=== SET PROBLEM ===
All entries below need to be written out exactly, but without their pictures.

****************

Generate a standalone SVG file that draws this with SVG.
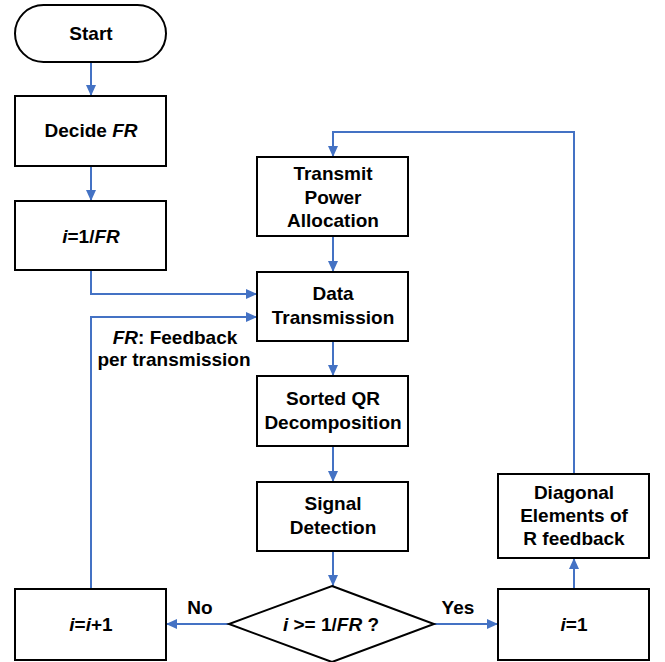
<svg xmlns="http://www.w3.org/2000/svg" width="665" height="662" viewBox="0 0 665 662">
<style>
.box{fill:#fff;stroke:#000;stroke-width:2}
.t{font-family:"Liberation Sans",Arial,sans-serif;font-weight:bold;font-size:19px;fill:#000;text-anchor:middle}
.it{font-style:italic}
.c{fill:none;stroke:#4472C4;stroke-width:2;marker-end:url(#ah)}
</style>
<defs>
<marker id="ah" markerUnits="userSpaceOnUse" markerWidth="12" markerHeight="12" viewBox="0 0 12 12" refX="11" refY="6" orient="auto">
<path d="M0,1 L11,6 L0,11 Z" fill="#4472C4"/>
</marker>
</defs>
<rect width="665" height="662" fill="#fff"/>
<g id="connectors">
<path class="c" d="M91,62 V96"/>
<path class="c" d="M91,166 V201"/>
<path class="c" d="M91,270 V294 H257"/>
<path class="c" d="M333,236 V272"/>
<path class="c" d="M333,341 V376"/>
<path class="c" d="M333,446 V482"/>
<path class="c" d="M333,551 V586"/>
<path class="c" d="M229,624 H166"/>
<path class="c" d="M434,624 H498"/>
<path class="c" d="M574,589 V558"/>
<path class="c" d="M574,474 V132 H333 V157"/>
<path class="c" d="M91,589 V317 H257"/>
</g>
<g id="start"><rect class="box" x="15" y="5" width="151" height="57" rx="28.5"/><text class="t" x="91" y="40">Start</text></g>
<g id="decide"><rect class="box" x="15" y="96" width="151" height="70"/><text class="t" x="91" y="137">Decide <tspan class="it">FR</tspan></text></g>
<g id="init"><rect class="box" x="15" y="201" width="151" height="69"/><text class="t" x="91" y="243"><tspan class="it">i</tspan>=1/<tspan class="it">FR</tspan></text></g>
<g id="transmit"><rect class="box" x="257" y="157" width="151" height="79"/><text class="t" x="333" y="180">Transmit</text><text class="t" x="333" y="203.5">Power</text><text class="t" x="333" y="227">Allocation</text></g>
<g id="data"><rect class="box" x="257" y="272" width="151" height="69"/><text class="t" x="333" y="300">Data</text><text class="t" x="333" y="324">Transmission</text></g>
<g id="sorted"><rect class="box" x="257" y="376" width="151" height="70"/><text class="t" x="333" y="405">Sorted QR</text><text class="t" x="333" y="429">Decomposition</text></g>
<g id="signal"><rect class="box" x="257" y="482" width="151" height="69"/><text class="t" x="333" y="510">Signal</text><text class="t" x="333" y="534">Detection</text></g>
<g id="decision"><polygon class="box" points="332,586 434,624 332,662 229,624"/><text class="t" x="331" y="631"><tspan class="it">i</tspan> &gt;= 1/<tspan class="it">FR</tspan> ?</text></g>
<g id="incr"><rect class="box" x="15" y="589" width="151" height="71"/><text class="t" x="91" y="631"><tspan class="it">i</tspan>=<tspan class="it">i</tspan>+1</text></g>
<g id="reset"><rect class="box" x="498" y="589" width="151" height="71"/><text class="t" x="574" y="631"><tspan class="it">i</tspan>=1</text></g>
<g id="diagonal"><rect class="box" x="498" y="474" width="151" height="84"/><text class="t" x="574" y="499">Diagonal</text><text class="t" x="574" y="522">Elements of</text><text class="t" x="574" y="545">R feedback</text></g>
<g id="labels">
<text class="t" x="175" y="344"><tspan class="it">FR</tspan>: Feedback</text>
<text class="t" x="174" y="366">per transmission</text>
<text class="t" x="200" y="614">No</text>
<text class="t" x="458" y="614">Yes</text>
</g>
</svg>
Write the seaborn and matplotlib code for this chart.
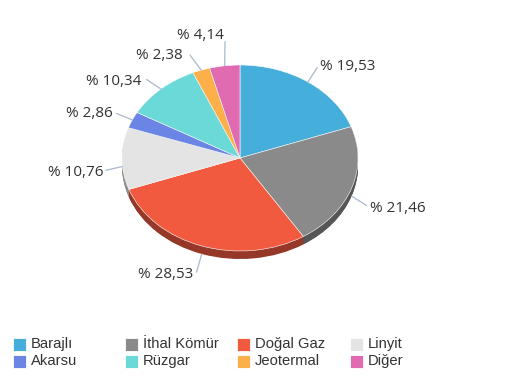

****************

=== WRITTEN SOLUTION ===
Generate a standalone SVG file that draws this with SVG.
<svg xmlns="http://www.w3.org/2000/svg" width="665" height="662" viewBox="0 0 665 662">
<style>
.box{fill:#fff;stroke:#000;stroke-width:2}
.t{font-family:"Liberation Sans",Arial,sans-serif;font-weight:bold;font-size:19px;fill:#000;text-anchor:middle}
.it{font-style:italic}
.c{fill:none;stroke:#4472C4;stroke-width:2;marker-end:url(#ah)}
</style>
<defs>
<marker id="ah" markerUnits="userSpaceOnUse" markerWidth="12" markerHeight="12" viewBox="0 0 12 12" refX="11" refY="6" orient="auto">
<path d="M0,1 L11,6 L0,11 Z" fill="#4472C4"/>
</marker>
</defs>
<rect width="665" height="662" fill="#fff"/>
<g id="connectors">
<path class="c" d="M91,62 V96"/>
<path class="c" d="M91,166 V201"/>
<path class="c" d="M91,270 V294 H257"/>
<path class="c" d="M333,236 V272"/>
<path class="c" d="M333,341 V376"/>
<path class="c" d="M333,446 V482"/>
<path class="c" d="M333,551 V586"/>
<path class="c" d="M229,624 H166"/>
<path class="c" d="M434,624 H498"/>
<path class="c" d="M574,589 V558"/>
<path class="c" d="M574,474 V132 H333 V157"/>
<path class="c" d="M91,589 V317 H257"/>
</g>
<g id="start"><rect class="box" x="15" y="5" width="151" height="57" rx="28.5"/><text class="t" x="91" y="40">Start</text></g>
<g id="decide"><rect class="box" x="15" y="96" width="151" height="70"/><text class="t" x="91" y="137">Decide <tspan class="it">FR</tspan></text></g>
<g id="init"><rect class="box" x="15" y="201" width="151" height="69"/><text class="t" x="91" y="243"><tspan class="it">i</tspan>=1/<tspan class="it">FR</tspan></text></g>
<g id="transmit"><rect class="box" x="257" y="157" width="151" height="79"/><text class="t" x="333" y="180">Transmit</text><text class="t" x="333" y="203.5">Power</text><text class="t" x="333" y="227">Allocation</text></g>
<g id="data"><rect class="box" x="257" y="272" width="151" height="69"/><text class="t" x="333" y="300">Data</text><text class="t" x="333" y="324">Transmission</text></g>
<g id="sorted"><rect class="box" x="257" y="376" width="151" height="70"/><text class="t" x="333" y="405">Sorted QR</text><text class="t" x="333" y="429">Decomposition</text></g>
<g id="signal"><rect class="box" x="257" y="482" width="151" height="69"/><text class="t" x="333" y="510">Signal</text><text class="t" x="333" y="534">Detection</text></g>
<g id="decision"><polygon class="box" points="332,586 434,624 332,662 229,624"/><text class="t" x="331" y="631"><tspan class="it">i</tspan> &gt;= 1/<tspan class="it">FR</tspan> ?</text></g>
<g id="incr"><rect class="box" x="15" y="589" width="151" height="71"/><text class="t" x="91" y="631"><tspan class="it">i</tspan>=<tspan class="it">i</tspan>+1</text></g>
<g id="reset"><rect class="box" x="498" y="589" width="151" height="71"/><text class="t" x="574" y="631"><tspan class="it">i</tspan>=1</text></g>
<g id="diagonal"><rect class="box" x="498" y="474" width="151" height="84"/><text class="t" x="574" y="499">Diagonal</text><text class="t" x="574" y="522">Elements of</text><text class="t" x="574" y="545">R feedback</text></g>
<g id="labels">
<text class="t" x="175" y="344"><tspan class="it">FR</tspan>: Feedback</text>
<text class="t" x="174" y="366">per transmission</text>
<text class="t" x="200" y="614">No</text>
<text class="t" x="458" y="614">Yes</text>
</g>
</svg>
Write the seaborn and matplotlib code for this chart.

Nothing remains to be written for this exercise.